As to who this final incarnation is, I like to think he's the self-appraised "grandfather of the universe", portrayed by Michael Jayston and travelled around with companions named after the original production team. On the other hand, the Gods of the Fourth and the Kingmaker seen in
Death Comes to Time have such a radically different (and smaller) take on Gallifreyan society that I can't help, but feel that maybe the Final Doctor lives in a universe very similar to the one we see there. The Fraction, the Kingmaker, Tannis, the Minister of Chance, Nessican and all.
There's a lot there, but these are some of the theories I have.

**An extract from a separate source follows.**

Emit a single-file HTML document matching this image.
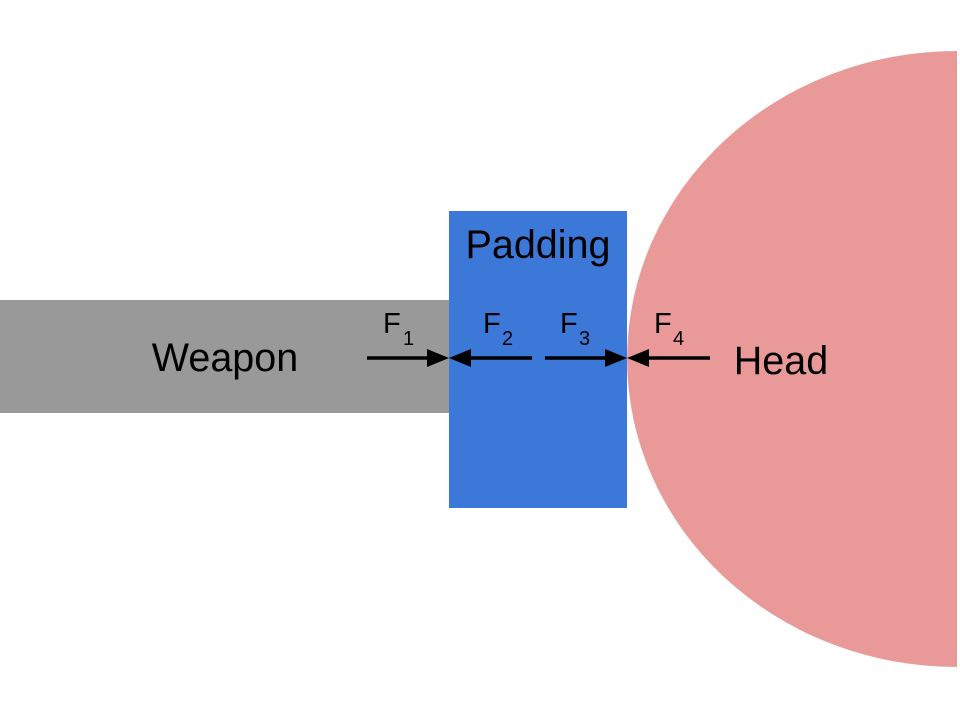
<!DOCTYPE html>
<html><head><style>body{margin:0;background:#fff}</style></head><body>
<svg width="960" height="720" viewBox="0 0 960 720" xmlns="http://www.w3.org/2000/svg" font-family="Liberation Sans, sans-serif">
<rect width="960" height="720" fill="#fff"/>
<path d="M957,51 A330,308 0 0 0 957,667 Z" fill="#ea9999"/>
<rect x="0" y="300" width="449" height="113" fill="#999999"/>
<rect x="449" y="211" width="178" height="297" fill="#3c78d8"/>
<text x="225" y="371" font-size="39.5" text-anchor="middle">Weapon</text>
<text x="538" y="258" font-size="39.5" text-anchor="middle">Padding</text>
<text x="781" y="374" font-size="39.5" text-anchor="middle">Head</text>
<g stroke="#000" stroke-width="3.5">
<line x1="367" y1="358" x2="430" y2="358"/>
<line x1="468" y1="358" x2="532" y2="358"/>
<line x1="545" y1="358" x2="608" y2="358"/>
<line x1="646" y1="358" x2="710" y2="358"/>
</g>
<g fill="#000">
<polygon points="449,358 427,349 427,367"/>
<polygon points="449,358 471,349 471,367"/>
<polygon points="627,358 605,349 605,367"/>
<polygon points="627,358 649,349 649,367"/>
</g>
<g font-size="29">
<text x="383" y="333">F</text><text x="403" y="345" font-size="20">1</text>
<text x="483" y="333">F</text><text x="502" y="345" font-size="20">2</text>
<text x="560" y="333">F</text><text x="579" y="345" font-size="20">3</text>
<text x="654" y="333">F</text><text x="673" y="345" font-size="20">4</text>
</g>
</svg>
</body></html>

They tend to ebb and shift depending on new information provided by Big Finish and the like (I didn't even begin thinking about the Valeyard's future history or strangely enough the Cushing Doctor until
Trial of the Valeyard) which for the most part I rather enjoy and accept, but there are a lot of theories and hypotheses which I just can't get behind, like the whole War Doctor thing. That still strikes me as non-canon personally, it just doesn't sit well with me.